Приёмная морга. Сегодня воскресный день –
дежурный прозектор да Шарик, живая псина.
Болезным до смены двенадцать часов сидеть,
но то по регламенту – выпимши оба сильно.
Терзает дежурный гармошку, ему хана –
четырнадцать новеньких ждут в холодильном зале.
Поёт… подвывает собака – кругом война:
ни денег, ни мира. Ша! Женька-прозектор занят!
Орут про мороз, в горлах сиплых ждёт сто идей,
меха инструмента что рёбра: не кнопки – раны.
А вновь привезённым неважно – они в беде,
но как промолчать им? И актом полночной драмы
лежат в холодильнике люди – и там и тут,
вповалку и так, как придётся, до скорых вскрытий...
Им скучно, им грустно – за дверью чудно поют
в три пасти гармошка и пьяницы. Как не крикнуть?!

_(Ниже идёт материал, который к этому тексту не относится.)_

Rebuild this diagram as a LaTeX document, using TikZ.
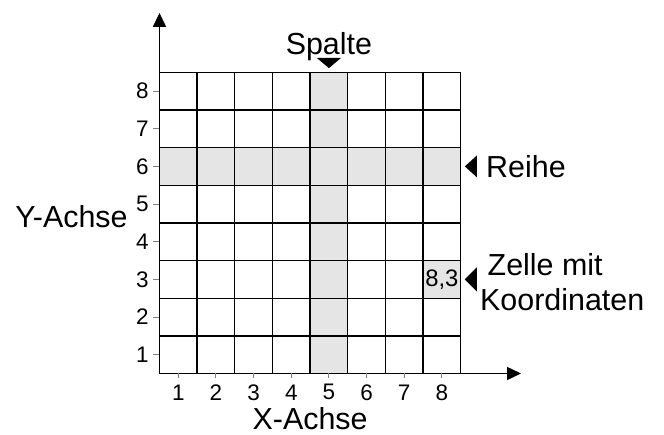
\documentclass[tikz,border=0pt]{standalone}
\usepackage{fontspec}
\setmainfont{Liberation Sans}
\usetikzlibrary{arrows.meta, positioning}

\begin{document}
\begin{tikzpicture}[
    zelle/.style={fill=gray!20},
    gitter/.style={line width=1pt, black},
    achse/.style={-{Triangle[length=3.7mm, width=3.5mm]}, line width=0.7pt},
    strich/.style={line width=0.7pt, gray},
    zahl/.style={font=\fontsize{17}{20}\selectfont, inner sep=0pt},
    schrift/.style={font=\fontsize{23}{26.4}\selectfont, inner sep=0pt},
    zeiger/.style={fill=black}
]

% rahmen
\useasboundingbox (-4.236,-1.633) rectangle (13.40,9.92);

% hervorgehobene spalte, reihe und zelle
\fill[zelle] (4,0) rectangle (5,8);
\fill[zelle] (0,5) rectangle (8,6);
\fill[zelle] (7,2) rectangle (8,3);

% gitter
\draw[gitter] (0,0) grid (8,8);

% achsen
\coordinate (ursprung) at (0,0);
\coordinate (xende) at (9.6,0);
\coordinate (yende) at (0,9.575);
\draw[achse] (ursprung) -- (xende);
\draw[achse] (ursprung) -- (yende);

% skalen
\foreach \n in {1,...,8} {
    \draw[strich] (\n-0.5,0) -- (\n-0.5,-0.13);
    \node[zahl] (x\n) at (\n-0.5,-0.5) {\n};
    \draw[strich] (0,\n-0.5) -- (-0.17,\n-0.5);
    \node[zahl, anchor=east] (y\n) at (-0.28,\n-0.5) {\n};
}

% beschriftungen
\node[schrift, anchor=base] (spalte) at (4.5,8.46) {Spalte};
\node[schrift, anchor=west] (reihe) at (8.67,5.5) {Reihe};
\node[schrift, anchor=west, align=left] (zellemit) at (8.51,2.42)
    {\hspace*{0.2cm}Zelle mit\\Koordinaten};
\node[font=\fontsize{18}{21}\selectfont, inner sep=0pt] (koord) at (7.5,2.5) {8,3};
\node[schrift, anchor=east] (yachse) at (-0.84,4.16) {Y-Achse};
\node[schrift, anchor=base] (xachse) at (4,-1.5) {X-Achse};

% zeiger
\fill[zeiger] (4.18,8.38) -- (4.82,8.38) -- (4.5,8.11) -- cycle;
\fill[zeiger] (8.43,5.79) -- (8.43,5.21) -- (8.11,5.5) -- cycle;
\fill[zeiger] (8.43,2.82) -- (8.43,2.18) -- (8.11,2.5) -- cycle;

\end{tikzpicture}
\end{document}
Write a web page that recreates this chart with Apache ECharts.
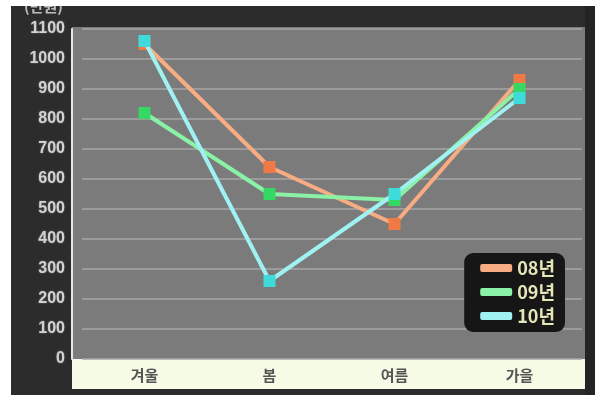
<!DOCTYPE html>
<html>
<head>
<meta charset="utf-8">
<script src="https://cdn.jsdelivr.net/npm/echarts@6/dist/echarts.min.js"></script>
<style>
  html, body { margin: 0; padding: 0; background: #ffffff; }
  #frame { position: absolute; left: 11px; top: 6px; width: 584px; height: 389px; background: #2c2c2c; }
  #chart { width: 584px; height: 389px; }
</style>
</head>
<body>
<div id="frame"><div id="chart"></div></div>
<script>
// Seasonal figures (unit: 만원) for three years
const seasons = ['겨울', '봄', '여름', '가을'];
const yearNames = ['08년', '09년', '10년'];
const values08 = [1050, 640, 450, 930];
const values09 = [820, 550, 530, 900];
const values10 = [1060, 260, 550, 870];
const yTicks = { min: 0, max: 1100, interval: 100 };

const lineColors = ['#f8ac82', '#8af2a6', '#a0f2f2'];
const markColors = ['#f07a45', '#34d862', '#3fdada'];
const seriesValues = [values08, values09, values10];

const chart = echarts.init(document.getElementById('chart'));

chart.setOption({
  animation: false,
  backgroundColor: 'transparent',
  title: {
    text: '(만원)',
    left: 8,
    top: -12,
    textStyle: { color: '#bdbdbd', fontSize: 15, fontWeight: 'bold', fontFamily: 'Noto Sans CJK KR' }
  },
  graphic: [
    // plot backdrop and category strip
    { type: 'rect', z: -10, shape: { x: 61, y: 21, width: 513, height: 332 }, style: { fill: '#7b7b7b' } },
    { type: 'rect', z: -10, shape: { x: 574, y: 0, width: 10, height: 389 }, style: { fill: '#242424' } },
    { type: 'rect', z: -10, shape: { x: 61, y: 353, width: 513, height: 30 }, style: { fill: '#f6fbe6' } }
  ],
  grid: { left: 71, right: 13, top: 23, bottom: 36 },
  legend: {
    orient: 'vertical',
    right: 30,
    top: 247,
    data: yearNames.map((n, i) => ({ name: n, itemStyle: { color: lineColors[i] } })),
    icon: 'roundRect',
    itemWidth: 32,
    itemHeight: 8,
    itemGap: 6,
    padding: [6, 10, 7, 16],
    backgroundColor: '#161616',
    borderRadius: 9,
    textStyle: { color: '#e6e6b8', fontSize: 18, fontFamily: 'Noto Sans CJK KR', fontWeight: 'bold', lineHeight: 18, padding: [0, 0, 0, 0] }
  },
  xAxis: {
    type: 'category',
    data: seasons,
    boundaryGap: true,
    axisLine: { show: false },
    axisTick: { show: false },
    axisLabel: { color: '#555555', fontSize: 15, fontWeight: 'bold', margin: 9, fontFamily: 'Noto Sans CJK KR' },
    splitLine: { show: false }
  },
  yAxis: {
    type: 'value',
    min: yTicks.min,
    max: yTicks.max,
    interval: yTicks.interval,
    offset: 10,
    axisLine: { show: true, lineStyle: { color: '#e6e6e6', width: 2 } },
    axisTick: { show: false },
    axisLabel: {
      formatter: v => String(v),
      color: '#d2d2d2', fontSize: 16, fontWeight: 'bold', margin: 7,
      fontFamily: 'Liberation Sans', textShadowColor: 'rgba(255,255,255,0.35)', textShadowBlur: 2
    },
    splitLine: { lineStyle: { color: '#a6a6a6', width: 1.5 } }
  },
  series: yearNames.map((name, i) => ({
    name: name,
    type: 'line',
    data: seriesValues[i],
    symbol: 'rect',
    symbolSize: 12,
    lineStyle: { color: lineColors[i], width: 4 },
    itemStyle: { color: markColors[i] },
    z: 2 + i
  }))
});
</script>
</body>
</html>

В четырнадцать глоток. О, чудо! И, верь не верь,
живое живым – как иначе понять возможно?
Скрип-скрип – отворилась не сразу стальная дверь.
Заходят три друга: дежурный, собак, гармошка…
Четырнадцать трупов вновь живы (ура-ура!).
По кругу – стакан, дым столбом, "ха-ха-ха", окурки...
Мотор за мотором – из морга (домой пора),
а Женьку и Шарика тащит бригада в дурку.